Hurting is painful, suffering can be unbearable and sadness can be lonely.
You may have found yourself thinking, ‘If I’m strong, I will not feel any of this and I will keep myself safe’. It has worked in the past and can work now but there is a psychological cost to you by ignoring what’s behind the need to be strong all those years ago and now.
As a psychotherapist working with past, present and future can sometimes be part of the sessions case by case. Supporting clients can often reveal psychological hurt behind the feelings of being overwhelmed, exhaustion and high anxiety. How the defence of ‘be strong’ came about, and why it’s the go to position now when life gets tough. You could find jumping ‘to be strong’ in situations in life when you don’t have to as there are other tools out there or it’s a mechanism so well used its on auto drive.

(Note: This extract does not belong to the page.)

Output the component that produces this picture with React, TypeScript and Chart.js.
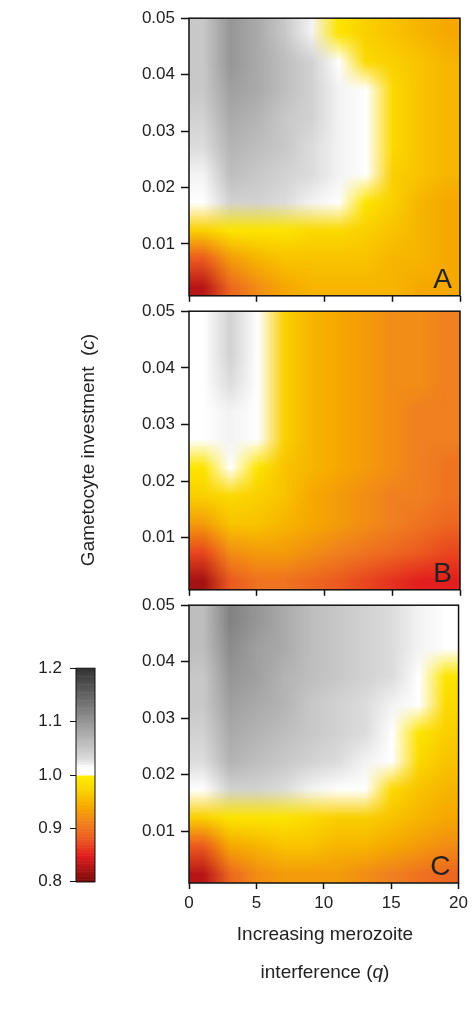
import { useEffect, useRef } from 'react';
import { Chart, registerables } from 'chart.js';

Chart.register(...registerables);

// merozoite interference (q) cell centres, gametocyte investment (c) rows top -> bottom
const Q_CENTERS = [1, 3, 5, 7, 9, 11, 13, 15, 17, 19];
const C_CENTERS = [0.0475, 0.0425, 0.0375, 0.0325, 0.0275, 0.0225, 0.0175, 0.0125, 0.0075, 0.0025];
const Y_TICKS = [0.01, 0.02, 0.03, 0.04, 0.05];
const X_TICKS = [0, 5, 10, 15, 20];
const BAR_TICKS = [0.8, 0.9, 1.0, 1.1, 1.2];

const PANEL_A = [
  [1.05, 1.10, 1.08, 1.05, 1.02, 0.99, 0.97, 0.96, 0.95, 0.94],
  [1.05, 1.10, 1.08, 1.06, 1.04, 1.01, 0.98, 0.97, 0.96, 0.95],
  [1.05, 1.09, 1.08, 1.06, 1.04, 1.02, 1.00, 0.98, 0.96, 0.95],
  [1.04, 1.08, 1.07, 1.05, 1.04, 1.02, 1.01, 0.98, 0.96, 0.95],
  [1.03, 1.07, 1.06, 1.05, 1.03, 1.02, 1.01, 0.98, 0.96, 0.95],
  [1.02, 1.06, 1.05, 1.04, 1.03, 1.02, 1.01, 0.97, 0.96, 0.95],
  [1.01, 1.04, 1.04, 1.03, 1.02, 1.01, 0.99, 0.97, 0.95, 0.94],
  [0.97, 0.99, 0.99, 0.99, 0.98, 0.98, 0.97, 0.96, 0.95, 0.94],
  [0.88, 0.93, 0.95, 0.96, 0.96, 0.96, 0.96, 0.95, 0.95, 0.94],
  [0.83, 0.89, 0.92, 0.94, 0.95, 0.95, 0.95, 0.95, 0.94, 0.94],
];
const PANEL_B = [
  [1.00, 1.04, 1.01, 0.97, 0.95, 0.94, 0.93, 0.92, 0.92, 0.91],
  [1.01, 1.04, 1.01, 0.97, 0.95, 0.94, 0.93, 0.92, 0.92, 0.91],
  [1.01, 1.03, 1.01, 0.97, 0.95, 0.94, 0.93, 0.92, 0.92, 0.91],
  [1.01, 1.02, 1.01, 0.97, 0.95, 0.94, 0.93, 0.92, 0.91, 0.91],
  [1.00, 1.02, 1.00, 0.97, 0.95, 0.94, 0.93, 0.92, 0.91, 0.91],
  [0.99, 1.01, 0.99, 0.96, 0.95, 0.94, 0.93, 0.92, 0.91, 0.90],
  [0.97, 0.98, 0.97, 0.96, 0.94, 0.93, 0.92, 0.91, 0.91, 0.90],
  [0.93, 0.96, 0.96, 0.95, 0.94, 0.93, 0.92, 0.91, 0.90, 0.89],
  [0.87, 0.92, 0.93, 0.93, 0.92, 0.91, 0.90, 0.89, 0.88, 0.87],
  [0.82, 0.88, 0.90, 0.90, 0.89, 0.88, 0.87, 0.86, 0.85, 0.85],
];
const PANEL_C = [
  [1.06, 1.12, 1.10, 1.08, 1.06, 1.05, 1.04, 1.03, 1.02, 1.01],
  [1.06, 1.11, 1.09, 1.08, 1.06, 1.05, 1.04, 1.03, 1.02, 1.00],
  [1.05, 1.10, 1.09, 1.07, 1.06, 1.05, 1.04, 1.03, 1.01, 0.99],
  [1.05, 1.09, 1.08, 1.07, 1.05, 1.04, 1.03, 1.02, 1.00, 0.98],
  [1.04, 1.08, 1.07, 1.06, 1.05, 1.04, 1.03, 1.01, 0.99, 0.97],
  [1.03, 1.07, 1.06, 1.05, 1.04, 1.03, 1.02, 1.00, 0.98, 0.96],
  [1.01, 1.04, 1.04, 1.03, 1.02, 1.01, 1.00, 0.98, 0.96, 0.95],
  [0.97, 0.99, 0.99, 0.99, 0.98, 0.97, 0.97, 0.96, 0.95, 0.94],
  [0.88, 0.94, 0.95, 0.96, 0.96, 0.95, 0.95, 0.94, 0.93, 0.92],
  [0.83, 0.89, 0.92, 0.93, 0.93, 0.93, 0.92, 0.91, 0.90, 0.89],
];

// colour stops below 1.0 (above 1.0 is a grey ramp)
const WARM_STOPS: [number, number[]][] = [
  [0.8, [122, 10, 10]],
  [0.85, [226, 30, 30]],
  [0.88, [236, 90, 32]],
  [0.91, [240, 128, 32]],
  [0.94, [246, 168, 0]],
  [0.97, [250, 208, 0]],
  [0.999, [255, 238, 0]],
];

function colorFor(v: number): number[] {
  if (v >= 1) {
    let g;
    if (v < 1.015) g = 255;
    else if (v < 1.03) g = 255 - ((v - 1.015) / 0.015) * 35;
    else g = 220 - ((v - 1.03) / 0.17) * 170;
    g = Math.max(50, g);
    return [g, g, g];
  }
  if (v <= WARM_STOPS[0][0]) return WARM_STOPS[0][1];
  for (let i = 1; i < WARM_STOPS.length; i++) {
    const [v1, c1] = WARM_STOPS[i];
    const [v0, c0] = WARM_STOPS[i - 1];
    if (v <= v1) {
      const t = (v - v0) / (v1 - v0);
      return c0.map((c, k) => c + (c1[k] - c) * t);
    }
  }
  return WARM_STOPS[WARM_STOPS.length - 1][1];
}

const FONT = '"Liberation Sans", Arial, sans-serif';

function Panel({ values, letter, top, height, showX }: { values: number[][]; letter: string; top: number; height: number; showX: boolean }) {
  const ref = useRef<HTMLCanvasElement>(null);
  useEffect(() => {
    if (!ref.current) return;
    const heat = {
      id: 'heat',
      beforeDatasetsDraw(chart: any) {
        const { ctx, chartArea, scales } = chart;
        const off = document.createElement('canvas');
        off.width = Q_CENTERS.length;
        off.height = C_CENTERS.length;
        const octx = off.getContext('2d')!;
        const img = octx.createImageData(off.width, off.height);
        values.forEach((row, r) => row.forEach((v, c) => {
          const col = colorFor(v);
          const i = (r * off.width + c) * 4;
          img.data[i] = col[0]; img.data[i + 1] = col[1]; img.data[i + 2] = col[2]; img.data[i + 3] = 255;
        }));
        octx.putImageData(img, 0, 0);
        const x0 = scales.x.getPixelForValue(0), x1 = scales.x.getPixelForValue(20);
        const y0 = scales.y.getPixelForValue(0.05), y1 = scales.y.getPixelForValue(0);
        ctx.save();
        ctx.beginPath();
        ctx.rect(chartArea.left, chartArea.top, chartArea.width, chartArea.height);
        ctx.clip();
        ctx.imageSmoothingEnabled = true;
        ctx.drawImage(off, x0, y0, x1 - x0, y1 - y0);
        ctx.restore();
      },
      afterDraw(chart: any) {
        const { ctx, chartArea } = chart;
        ctx.save();
        ctx.strokeStyle = '#111';
        ctx.lineWidth = 1.5;
        ctx.strokeRect(chartArea.left, chartArea.top, chartArea.width, chartArea.height);
        ctx.fillStyle = '#222';
        ctx.font = `28px ${FONT}`;
        ctx.textAlign = 'right';
        ctx.textBaseline = 'bottom';
        ctx.fillText(letter, chartArea.right - 8, chartArea.bottom - 2);
        ctx.restore();
      },
    };
    const chart = new Chart(ref.current, {
      type: 'scatter',
      data: { datasets: [{ data: [] }] },
      plugins: [heat],
      options: {
        animation: false,
        responsive: false,
        layout: { padding: { top: 4, right: 12, left: 0, bottom: 0 } },
        plugins: { legend: { display: false }, tooltip: { enabled: false } },
        scales: {
          x: {
            min: 0, max: 20,
            afterBuildTicks: (s: any) => { s.ticks = X_TICKS.map((v) => ({ value: v })); },
            afterFit: (s: any) => { s.height = showX ? 42 : 10; },
            grid: { drawOnChartArea: false, tickLength: 6, color: '#111', tickWidth: 1.5 },
            border: { display: false },
            ticks: { display: showX, color: '#222', font: { family: FONT, size: 17 }, padding: 4, maxRotation: 0 },
          },
          y: {
            min: 0.0008, max: 0.05,
            afterBuildTicks: (s: any) => { s.ticks = Y_TICKS.map((v) => ({ value: v })); },
            afterFit: (s: any) => { s.width = 89; },
            grid: { drawOnChartArea: false, tickLength: 8, color: '#111', tickWidth: 1.5 },
            border: { display: false },
            ticks: { color: '#222', font: { family: FONT, size: 17 }, padding: 6, callback: (v: any) => Number(v).toFixed(2) },
          },
        },
      },
    });
    return () => chart.destroy();
  }, [values, letter, showX]);
  return <canvas ref={ref} width={372} height={height} style={{ position: 'absolute', left: 100, top, width: 372, height }} />;
}

function ColorBar() {
  const ref = useRef<HTMLCanvasElement>(null);
  useEffect(() => {
    if (!ref.current) return;
    const bar = {
      id: 'bar',
      beforeDatasetsDraw(chart: any) {
        const { ctx, chartArea, scales } = chart;
        const steps = 80;
        for (let i = 0; i < steps; i++) {
          const v0 = 0.8 + (0.4 * i) / steps;
          const v1 = 0.8 + (0.4 * (i + 1)) / steps;
          const c = colorFor((v0 + v1) / 2);
          const yTop = scales.y.getPixelForValue(v1), yBot = scales.y.getPixelForValue(v0);
          ctx.fillStyle = `rgb(${c[0]},${c[1]},${c[2]})`;
          ctx.fillRect(chartArea.left, yTop, chartArea.width, yBot - yTop + 0.5);
        }
        ctx.strokeStyle = '#111';
        ctx.lineWidth = 1;
        ctx.strokeRect(chartArea.left, chartArea.top, chartArea.width, chartArea.height);
      },
    };
    const chart = new Chart(ref.current, {
      type: 'scatter',
      data: { datasets: [{ data: [] }] },
      plugins: [bar],
      options: {
        animation: false,
        responsive: false,
        layout: { padding: { top: 13, right: 15, left: 0, bottom: 17 } },
        plugins: { legend: { display: false }, tooltip: { enabled: false } },
        scales: {
          x: { display: false, min: 0, max: 1 },
          y: {
            min: 0.8, max: 1.2,
            afterBuildTicks: (s: any) => { s.ticks = BAR_TICKS.map((v) => ({ value: v })); },
            afterFit: (s: any) => { s.width = 76; },
            grid: { drawOnChartArea: false, tickLength: 6, color: '#111' },
            border: { display: false },
            ticks: { color: '#222', font: { family: FONT, size: 17 }, padding: 8, callback: (v: any) => Number(v).toFixed(1) },
          },
        },
      },
    });
    return () => chart.destroy();
  }, []);
  return <canvas ref={ref} width={110} height={250} style={{ position: 'absolute', left: 0, top: 650, width: 110, height: 250 }} />;
}

export default function App() {
  return (
    <div style={{ position: 'fixed', left: 0, top: 0, width: 472, height: 1009, background: '#fff', fontFamily: FONT, color: '#222' }}>
      <Panel values={PANEL_A} letter="A" top={2} height={310} showX={false} />
      <Panel values={PANEL_B} letter="B" top={295} height={311} showX={false} />
      <Panel values={PANEL_C} letter="C" top={589} height={336} showX={true} />
      <ColorBar />
      <div style={{ position: 'absolute', left: 88, top: 450, transform: 'translate(-50%, -50%) rotate(-90deg)', whiteSpace: 'nowrap', fontSize: 19 }}>
        Gametocyte investment &nbsp;(<i>c</i>)
      </div>
      <div style={{ position: 'absolute', left: 325, top: 915, transform: 'translateX(-50%)', whiteSpace: 'nowrap', fontSize: 19, textAlign: 'center', lineHeight: '38px' }}>
        Increasing merozoite<br />interference (<i>q</i>)
      </div>
    </div>
  );
}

Here’s a little exercise, make a fist and place it on your heart tapping it against your chest three times saying … ‘I’m strong’. Now open your hand to a palm and keep it over your heart and for about a minute just have a little conversation with your self-answering these questions:
- ‘If I don’t I will ………………
- I feel………………….
This is the searching part for the feeling; it could take a while for it to surface but this is the moment you give yourself permission to feel. As I said earlier ‘knowledge is power’. Knowing what’s behind your strength, your need to protect is where you start to understand yourself and accept the vulnerable part of you. Knowledge is power and the power to see behind what you are being strong against. What may have seemed like a weakness as a child, to feel and get hurt, as an adult you have a right to feel and own your feelings because then you can nurture them and look after you. Be strong and get to know yourself a little bit more so you can remember what you are actually protecting, your wellbeing.